Flexible Wing from MIT

Two small motors apply a twisting pressure to each wingtip to control maneuvers in flight. They say this elastic airfoil can morph continuously to reduce drag, increase stall angle, and reduce vibration control flutter.

The Soft Robotics abstract:

We describe an approach for the discrete and reversible assembly of tunable and actively deformable structures using modular building block parts for robotic applications. The primary technical challenge addressed by this work is the use of this method to design and fabricate low density, highly compliant robotic structures with spatially tuned stiffness.

This approach offers a number of potential advantages over more conventional methods for constructing compliant robots. The discrete assembly reduces manufacturing complexity, as relatively simple parts can be batch-produced and joined to make complex structures. Global mechanical properties can be tuned based on sub-part ordering and geometry, because local stiffness and density can be independently set to a wide range of values and varied spatially. The structure’s intrinsic modularity can significantly simplify analysis and simulation. Simple analytical models for the behavior of each building block type can be calibrated with empirical testing and synthesized into a highly accurate and computationally efficient model of the full compliant system.

As a case study, we describe a modular and reversibly assembled wing that performs continuous span-wise twist deformation. It exhibits high performance aerodynamic characteristics, is lightweight and simple to fabricate and repair. The wing is constructed from discrete lattice elements, wherein the geometric and mechanical attributes of the building blocks determine the global mechanical properties of the wing. We describe the mechanical design and structural performance of the digital morphing wing, including their relationship to wind tunnel tests that suggest the ability to increase roll efficiency compared to a conventional rigid aileron system.
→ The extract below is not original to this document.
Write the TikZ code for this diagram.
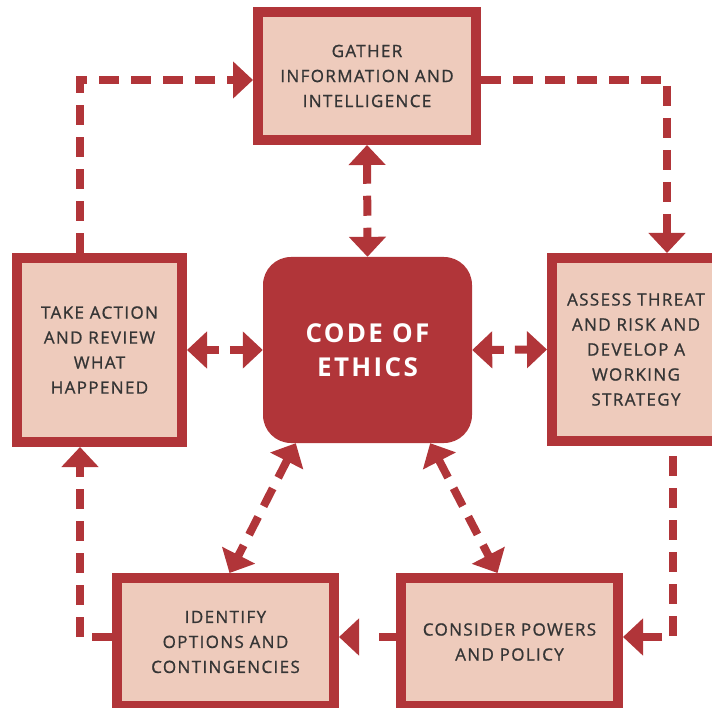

We focus here on describing the approach to design, modeling, and construction as a generalizable approach for robotics that require very lightweight, tunable, and actively deformable structures.

Comments

  1. Bob Sykes says:

    The Wright brothers called it “wing warping”, and it was how the original Flyer was controlled. Glenn Curtiss invented the aileron, which proved more useful. The MIT team carries wing warping further than the Wrights. It will be interesting to see if it succeeds commercially or militarily.

  2. Ross says:

    They are evolving toward feathers! Cool!

  3. Slovenian Guest says:

    Speaking of wings, from howwingswork.pdf by Dr. Holger Babinsky:

    “The popular explanation of lift is common, quick, sounds logical and gives the correct answer, yet also introduces misconceptions, uses a nonsensical physical argument and misleadingly invokes Bernoulli’s equation. A simple analysis of pressure gradients and the curvature of streamlines is presented here to give a more correct explanation of lift.”

    He also has a poorly filmed lecture on YouTube.

  4. Alrenous says:

    The Bernoulli explanation of lift is not actually different than the Newton/reaction explanation, though they appear superficially different.

    If there’s a pressure difference, air will be forced downward, and if air is forced downward without a pre-existing pressure difference, it will cause an overpressure in the region it’s being forced down. Empirically they will look identical…as far as I know, anyway.

    I tried his ‘blow on paper’ experiment and got the opposite to the claimed result.

  5. Ross says:

    Things such as the Coanda Effect and wingtip vortex dragging have a profound (and usually unacknowledged) effect on lift.